Islamic State militants gangrape Yazidi women in public
Iraq: Distressing accounts released this week reveal the extent of Islamic State brutality against Yazidi women and children who were abducted from the town of Sinjar, in northern Iraq, and held hostage for over eight months.
According to the first-hand accounts, Yazidi women released by IS were gang-raped in public by fighters and tortured by their captors.
The women, who were released by fighters earlier this week, talked about the physical and sexual abuse they suffered while held in captivity.
Ziyad Shammo Khalaf, who works with the Yazda organisation to support Yazidi victims, said children were separated from their mothers and "distributed among houses" in Mosul and Tal Afar.
"If you come and sit with the girls you will find different stories from girl to girl. A lot of them have been sold to Isis fighters, they have been raped in public, and by more than two or three people at a time," he told the International Business Times. "They were tortured, beaten and subject to any type of violence."
The Islamic State group freed more than 200 members of Iraq's Yazidi minority it held captive for months, a commander in the Kurdish peshmerga security forces said Wednesday.
Yazidi women released by Islamic State group militants, hug as they arrive in Kirkuk, 180 miles (290 kilometers) north of Baghdad, Iraq, Wednesday, April 8, 2015. The Islamic State group released more than 200 Yazidis on Wednesday after holding them for eight months, an Iraqi Kurdish security official said, the latest mass release of captives by the extremists.
"We have received 227 Yazidis, among them women and children" in the northern province of Kirkuk Wednesday, Major General Westa Rasul told AFP.
"We negotiated for days with tribal sheikhs in Hawijah and were able to free the kidnapped Yazidis," Rasul said, referring to an IS-controlled town in Kirkuk.
The Yazidis were actually freed Monday in Nineveh province, northwest of Kirkuk, but did not make their way to a Kurdish-controlled territory until two days later, he said.
The mass release of the Yazidis, kidnapped in Nineveh last year, is the second of its kind, after some 200 mainly elderly people were set free in January.
A sweeping IS offensive overran large areas north and west of Baghdad last June. A second drive in August targeted areas in the north that were home to many of Iraq's minorities.
The Yazidis, who are neither Muslims nor Arabs, practice a unique faith and are considered infidels by the jihadists. They were hit harder than others.
They looked in danger of being wiped out of their ancestral land until a US-led air campaign turned the tide on IS advances in northern Iraq.
The UN has said the IS campaign of killings, abductions and rape against Yazidis may amount to genocide.
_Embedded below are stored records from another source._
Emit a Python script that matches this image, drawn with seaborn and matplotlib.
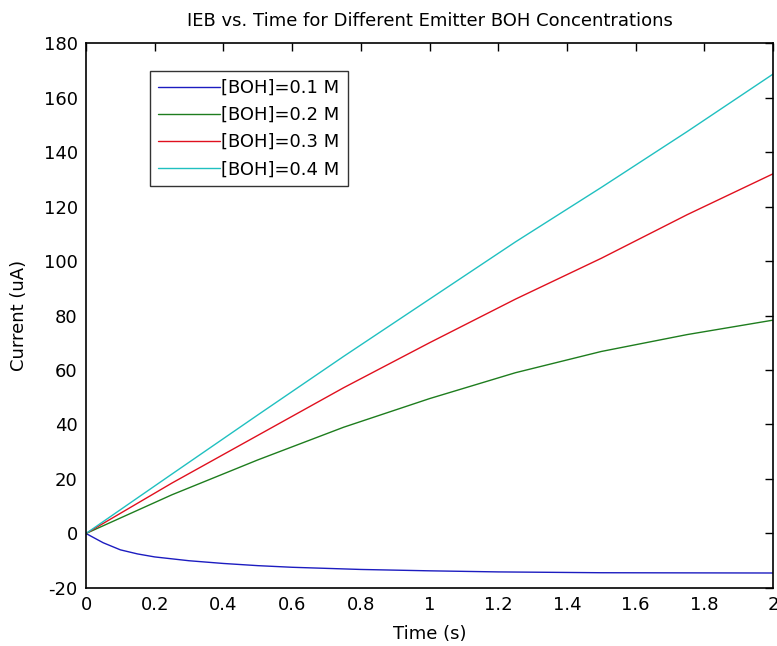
"""
IEB vs. time for different emitter BOH concentrations (MATLAB-style figure).
"""

import numpy as np
import pandas as pd
import matplotlib
matplotlib.use("Agg")
import matplotlib.pyplot as plt
from matplotlib.ticker import FuncFormatter
import seaborn as sns

# Data
t_blue = [0, 0.05, 0.1, 0.15, 0.2, 0.3, 0.4, 0.5, 0.6, 0.8, 1.0, 1.2, 1.5, 2.0]
i_blue = [0, -3.4, -6.0, -7.5, -8.6, -10.0, -11.0, -11.8, -12.4, -13.2, -13.7, -14.1, -14.4, -14.5]

t_grid = [0, 0.25, 0.5, 0.75, 1.0, 1.25, 1.5, 1.75, 2.0]
i_green = [0, 14.2, 27.0, 39.0, 49.5, 59.0, 66.8, 73.0, 78.3]
i_red = [0, 18.5, 36.0, 53.5, 70.0, 86.0, 101.0, 117.0, 132.0]
i_cyan = [0, 21.8, 43.5, 65.0, 86.0, 107.0, 127.0, 147.5, 168.6]

labels = ["[BOH]=0.1 M", "[BOH]=0.2 M", "[BOH]=0.3 M", "[BOH]=0.4 M"]
colors = ["#1c1cc0", "#1e7d1e", "#e0101e", "#20c0c0"]

x_ticks = [0, 0.2, 0.4, 0.6, 0.8, 1.0, 1.2, 1.4, 1.6, 1.8, 2.0]
y_ticks = [-20, 0, 20, 40, 60, 80, 100, 120, 140, 160, 180]

sns.set_style("white")
plt.rcParams['font.family'] = ['DejaVu Sans']
plt.rcParams['axes.unicode_minus'] = False
plt.rcParams['text.color'] = 'black'
plt.rcParams['axes.labelcolor'] = 'black'

fig = plt.figure(figsize=(7.77, 6.46), dpi=100)
ax = fig.add_axes([0.1107, 0.0898, 0.9949 - 0.1107, 0.9334 - 0.0898])

series = [(t_blue, i_blue), (t_grid, i_green), (t_grid, i_red), (t_grid, i_cyan)]
for (tx, iy), lab, col in zip(series, labels, colors):
    df = pd.DataFrame({"t": tx, "i": iy})
    sns.lineplot(data=df, x="t", y="i", ax=ax, color=col, label=lab,
                 linewidth=1.0, estimator=None)

ax.set_xlim(0, 2)
ax.set_ylim(-20, 180)
ax.set_xticks(x_ticks)
ax.set_yticks(y_ticks)
ax.xaxis.set_major_formatter(FuncFormatter(lambda v, p: f"{v:g}"))
ax.tick_params(direction="in", length=6, width=1, top=True, right=True,
               labelsize=13, colors="black", pad=6)
for sp in ax.spines.values():
    sp.set_color("black")
    sp.set_linewidth(1.2)

ax.set_xlabel("Time (s)", fontsize=13, labelpad=8, color="black")
ax.set_ylabel("Current (uA)", fontsize=13, labelpad=11, color="black")
ax.set_title("IEB vs. Time for Different Emitter BOH Concentrations",
             fontsize=13, pad=12, color="black")

leg = ax.legend(loc="upper left", bbox_to_anchor=(0.0932, 0.9486), fontsize=13,
                frameon=True, fancybox=False, handlelength=3.4,
                handletextpad=0.1, borderpad=0.45, labelspacing=0.5,
                borderaxespad=0)
leg.get_frame().set_edgecolor("black")
leg.get_frame().set_linewidth(1.0)
for txt in leg.get_texts():
    txt.set_color("black")

fig.savefig("out.png", dpi=100)
plt.close(fig)
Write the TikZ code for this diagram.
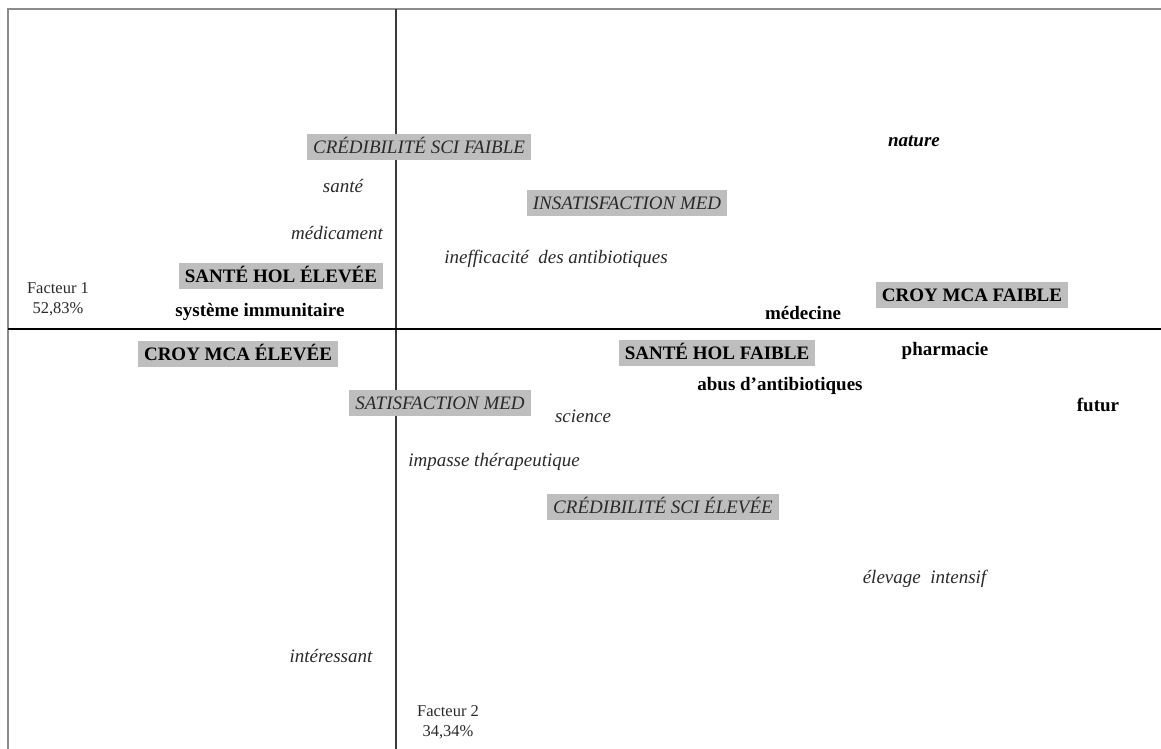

Yazidi women and children, released by Islamic State group militants, arrive in Kirkuk, 180 miles (290 kilometers) north of Baghdad, Iraq, Wednesday, April 8, 2015. The Islamic State group released more than 200 Yazidis Wednesday after holding them for eight months, an Iraqi Kurdish security official said, the latest mass release of captives by the extremists.
IS holding 50 Syrian hostages
IS are holding hostage at least 50 civilians, almost half of them women, seized in a raid on a village in central Syria, a monitor said.
They were kidnapped from the village of Mabujeh in Hama province on March 31, said the Syrian Observatory for Human Rights.
News of the kidnappings had been kept quiet because of ongoing negotiations for their release, but the talks have since faltered, said Observatory head Rami Abdel Rahman.
Ten of those taken, including six women, are Ismailis, a minority sect that is an offshoot of Shiite Islam. The remaining 40 are Sunni Muslims, including at least 15 women.
“There are fears that the women are being taken as slaves,” Abdel Rahman told AFP.
He said the Ismailis were kidnapped because ISIS considers them “infidels,” and that the Sunnis -- although from the same sect as IS fighters -- were taken because ISIS viewed them as “loyal to the Ismailis”.
Mabujeh, east of the provincial capital Hama, has a population of Sunnis, Ismailis and Alawites, another offshoot of Shiite Islam that is the sect of President Bashar al-Assad and his clan.
On March 31, IS executed at least 37 civilians in Mabujeh, including two children, by “burning, beheading, and firing on them,” the Observatory said.
IS has regularly targeted minority sects in Syria, especially Shiites it accuses of apostasy, as well as Sunnis who it alleges have violated its interpretation of Islam.
It has also carried out mass kidnappings of Kurds and Assyrian Christians in Syria, and members of the Yazidi faith in neighboring Iraq.